Thursday, July 31, 2014

Randy Thom Interview, April 2005

In the April 2005 issue of Film & Video Magazine, there's an interview with Sound Designer Randy Thom called "What Randy Thom Hears."  Here are some quotables:

In an action sequence, the impression you want to give the audience, typically, is that they’re hearing 50 things at once — people screaming, gunshots, explosions, the score, etc. But if you actually play all of those sounds at an equal volume, it turns into incoherent noise. The trick is to decide what you want the audience to focus on and use various audio tricks to allow them to focus on those sounds to the exclusion of everything else. Sometimes it’s as simple as raising the volume on the thing you want them to focus on and lowering the volume of everything else. Sometimes you change the tonal character of the principal sound and what you want to be the background sounds. If you do it artfully enough, the audience gets the impression that it’s hearing everything all the time. But if you analyze it, what you’re hearing is a carefully orchestrated changing of focus from moment to moment, from this to that.

In reality, everything that we hear in our environments has an emotional effect on us.

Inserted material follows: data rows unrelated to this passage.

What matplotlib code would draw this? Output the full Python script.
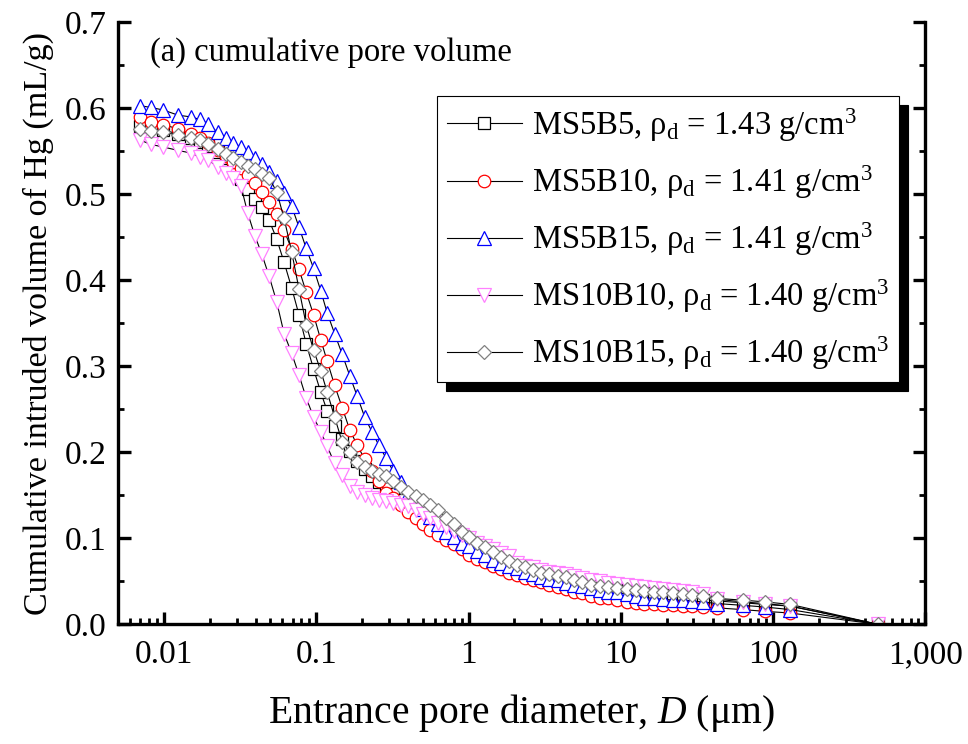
import matplotlib
matplotlib.use("Agg")
import matplotlib.pyplot as plt
from matplotlib.ticker import FixedLocator, FixedFormatter, MultipleLocator, LogLocator, NullFormatter

plt.rcParams['font.family'] = ['Liberation Serif', 'DejaVu Serif']
plt.rcParams['mathtext.fontset'] = 'custom'
plt.rcParams['mathtext.rm'] = 'Liberation Serif'
plt.rcParams['mathtext.it'] = 'Liberation Serif:italic'

# entrance pore diameter (um), shared by all samples
diameter = [0.0070, 0.0082, 0.0099, 0.0124, 0.0150, 0.0173, 0.0195, 0.0225, 0.0255, 0.0285,
            0.0320, 0.0355, 0.0395, 0.0440, 0.0490, 0.0550, 0.0615, 0.0690, 0.0770, 0.0860,
            0.0960, 0.107, 0.118, 0.132, 0.148, 0.166, 0.186, 0.208, 0.232, 0.258,
            0.288, 0.320, 0.360, 0.400, 0.450, 0.500, 0.560, 0.630, 0.710, 0.800,
            0.900, 1.01, 1.14, 1.28, 1.45, 1.63, 1.84, 2.08, 2.35, 2.65,
            3.00, 3.40, 3.85, 4.35, 4.95, 5.60, 6.40, 7.30, 8.30, 9.50,
            10.9, 12.5, 14.3, 16.5, 19.0, 22.0, 25.5, 29.5, 34.5, 43.0,
            63.0, 88.0, 130.0, 485.0]

ms5b5 = [0.580, 0.578, 0.575, 0.570, 0.566, 0.561, 0.556, 0.549, 0.542, 0.530,
         0.518, 0.506, 0.495, 0.485, 0.470, 0.448, 0.421, 0.391, 0.360, 0.326,
         0.297, 0.270, 0.248, 0.231, 0.215, 0.201, 0.190, 0.180, 0.172, 0.165,
         0.158, 0.151, 0.144, 0.137, 0.131, 0.125, 0.119, 0.113, 0.107, 0.102,
         0.097, 0.092, 0.087, 0.082, 0.077, 0.073, 0.070, 0.067, 0.063, 0.060,
         0.057, 0.055, 0.053, 0.050, 0.048, 0.046, 0.044, 0.042, 0.040, 0.039,
         0.037, 0.035, 0.034, 0.032, 0.031, 0.030, 0.030, 0.029, 0.028, 0.027,
         0.025, 0.023, 0.021, 0.0]

ms5b10 = [0.590, 0.584, 0.581, 0.576, 0.570, 0.565, 0.560, 0.552, 0.545, 0.538,
          0.531, 0.522, 0.513, 0.503, 0.491, 0.477, 0.458, 0.436, 0.413, 0.386,
          0.360, 0.331, 0.306, 0.278, 0.252, 0.226, 0.208, 0.192, 0.178, 0.166,
          0.153, 0.147, 0.139, 0.130, 0.124, 0.117, 0.110, 0.104, 0.098, 0.093,
          0.087, 0.081, 0.076, 0.072, 0.068, 0.064, 0.060, 0.057, 0.054, 0.051,
          0.049, 0.046, 0.043, 0.041, 0.038, 0.036, 0.033, 0.031, 0.030, 0.028,
          0.026, 0.025, 0.024, 0.023, 0.022, 0.022, 0.021, 0.021, 0.020, 0.019,
          0.017, 0.015, 0.013, 0.0]

ms5b15 = [0.603, 0.601, 0.598, 0.592, 0.590, 0.587, 0.582, 0.572, 0.566, 0.560,
          0.555, 0.549, 0.542, 0.535, 0.526, 0.515, 0.502, 0.486, 0.462, 0.437,
          0.414, 0.388, 0.362, 0.338, 0.314, 0.289, 0.265, 0.241, 0.224, 0.208,
          0.193, 0.178, 0.165, 0.152, 0.143, 0.134, 0.125, 0.117, 0.107, 0.102,
          0.095, 0.091, 0.085, 0.080, 0.075, 0.071, 0.068, 0.065, 0.061, 0.058,
          0.055, 0.053, 0.051, 0.048, 0.046, 0.044, 0.042, 0.040, 0.038, 0.037,
          0.035, 0.033, 0.031, 0.030, 0.029, 0.028, 0.028, 0.027, 0.026, 0.024,
          0.022, 0.020, 0.017, 0.0]

ms10b10 = [0.563, 0.558, 0.555, 0.551, 0.548, 0.543, 0.540, 0.532, 0.525, 0.519,
           0.510, 0.478, 0.452, 0.430, 0.405, 0.375, 0.338, 0.315, 0.290, 0.263,
           0.241, 0.224, 0.207, 0.187, 0.173, 0.161, 0.154, 0.150, 0.147, 0.145,
           0.143, 0.141, 0.139, 0.137, 0.133, 0.128, 0.123, 0.118, 0.113, 0.108,
           0.104, 0.100, 0.095, 0.091, 0.087, 0.083, 0.079, 0.071, 0.068, 0.066,
           0.063, 0.061, 0.059, 0.058, 0.056, 0.054, 0.052, 0.050, 0.048, 0.047,
           0.046, 0.045, 0.043, 0.042, 0.041, 0.040, 0.039, 0.037, 0.035, 0.029,
           0.026, 0.024, 0.021, 0.0]

ms10b15 = [0.576, 0.574, 0.572, 0.569, 0.566, 0.563, 0.559, 0.553, 0.547, 0.542,
           0.537, 0.533, 0.529, 0.524, 0.519, 0.503, 0.472, 0.433, 0.390, 0.348,
           0.319, 0.295, 0.270, 0.241, 0.212, 0.200, 0.189, 0.183, 0.178, 0.175,
           0.172, 0.166, 0.160, 0.154, 0.149, 0.144, 0.139, 0.133, 0.124, 0.116,
           0.107, 0.101, 0.095, 0.090, 0.084, 0.078, 0.073, 0.069, 0.066, 0.063,
           0.060, 0.058, 0.056, 0.055, 0.052, 0.049, 0.046, 0.045, 0.043, 0.042,
           0.041, 0.040, 0.039, 0.038, 0.037, 0.036, 0.035, 0.034, 0.033, 0.030,
           0.028, 0.026, 0.023, 0.0]

labels = ['MS5B5, ρ$_\\mathrm{d}$ = 1.43 g/cm$^\\mathrm{3}$',
          'MS5B10, ρ$_\\mathrm{d}$ = 1.41 g/cm$^\\mathrm{3}$',
          'MS5B15, ρ$_\\mathrm{d}$ = 1.41 g/cm$^\\mathrm{3}$',
          'MS10B10, ρ$_\\mathrm{d}$ = 1.40 g/cm$^\\mathrm{3}$',
          'MS10B15, ρ$_\\mathrm{d}$ = 1.40 g/cm$^\\mathrm{3}$']

xticks = [0.01, 0.1, 1, 10, 100, 1000]
xticklabels = ['0.01', '0.1', '1', '10', '100', '1,000']

fig = plt.figure(figsize=(9.68, 7.44), dpi=100)
ax = fig.add_axes([0.122, 0.161, 0.834, 0.809])

series = [ms5b5, ms5b10, ms5b15, ms10b10, ms10b15]
markers = ['s', 'o', '^', 'v', 'D']
colors = ['black', 'red', 'blue', '#ff80ff', '#808080']
sizes = [8, 9, 9.5, 9.5, 7.5]
for y, m, c, s, lab in zip(series, markers, colors, sizes, labels):
    ax.plot(diameter, y, color='black', lw=0.8, marker=m, ms=s,
            mfc='white', mec=c, mew=0.9, label=lab)

ax.set_xscale('log')
ax.set_xlim(0.005, 1000)
ax.set_ylim(0, 0.7)
ax.xaxis.set_major_locator(FixedLocator(xticks))
ax.xaxis.set_major_formatter(FixedFormatter(xticklabels))
ax.xaxis.set_minor_locator(LogLocator(base=10, subs=range(2, 10), numticks=20))
ax.xaxis.set_minor_formatter(NullFormatter())
ax.yaxis.set_major_locator(MultipleLocator(0.1))
ax.yaxis.set_minor_locator(MultipleLocator(0.05))
ax.yaxis.set_major_formatter(matplotlib.ticker.FormatStrFormatter('%.1f'))

ax.spines['top'].set_visible(False)
for sp in ['left', 'bottom', 'right']:
    ax.spines[sp].set_linewidth(2.4)
ax.tick_params(which='both', direction='in', top=False, right=True, labelsize=24)
ax.tick_params(axis='x', which='major', pad=11)
ax.tick_params(axis='y', which='major', pad=8)
ax.tick_params(which='major', length=9, width=2.4)
ax.tick_params(which='minor', length=4.5, width=2.0)

ax.set_xlabel('Entrance pore diameter, $\\mathit{D}$ (μm)', fontsize=28.5, labelpad=16)
ax.set_ylabel('Cumulative intruded volume of Hg (mL/g)', fontsize=24.5, labelpad=8)
ax.text(0.04, 0.95, '(a) cumulative pore volume', transform=ax.transAxes,
        fontsize=23.5, va='center', ha='left')

leg = ax.legend(loc='upper right', bbox_to_anchor=(0.967, 0.877), fontsize=23.5,
                frameon=True, fancybox=False, edgecolor='black', framealpha=1,
                shadow={'ox': 6.5, 'oy': -6.5, 'color': 'black', 'alpha': 1},
                handlelength=2.3, handletextpad=0.3, borderpad=0.3,
                labelspacing=0.6, borderaxespad=0)
leg.get_frame().set_linewidth(0.8)

fig.savefig('out.png', dpi=100)
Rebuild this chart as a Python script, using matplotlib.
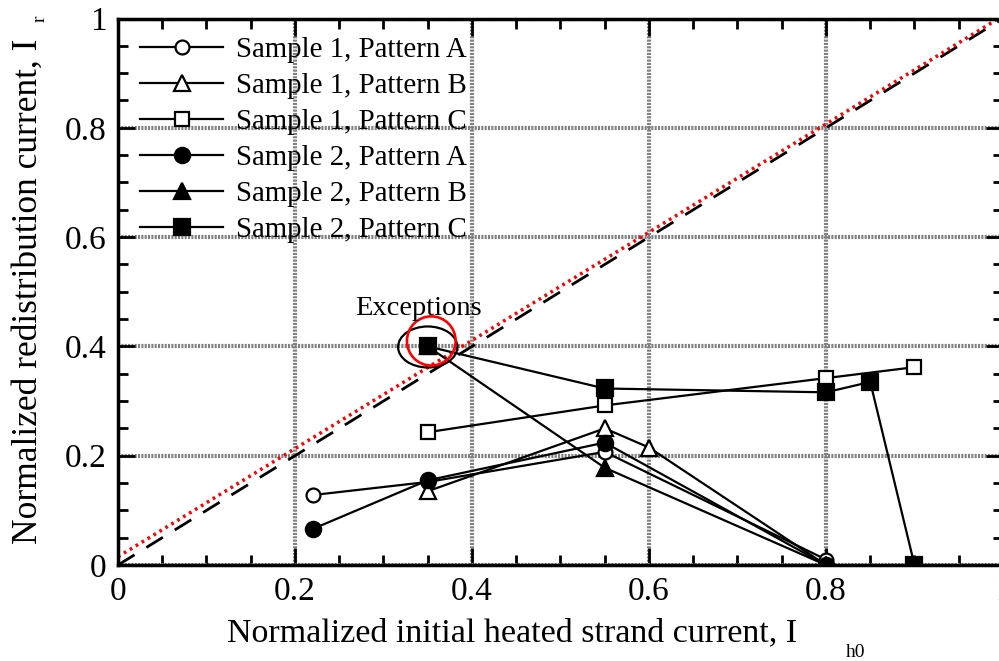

...when you’re a filmmaker and a sound designer, you should be thinking about the story and about using sound in the smartest possible ways to help tell the story and not be obsessed with 5.1 and 7.1 and all that. Because I would, and most people with a brain would, rather watch and listen to a great movie in mono than a thoroughly mediocre movie in 20.1 if such a thing existed. All of that stuff, being able to pan sounds around the room and having lots of subwoofer, is the icing on the cake. And first you have to get the cake, and too many movies these days don’t start with a very good cake.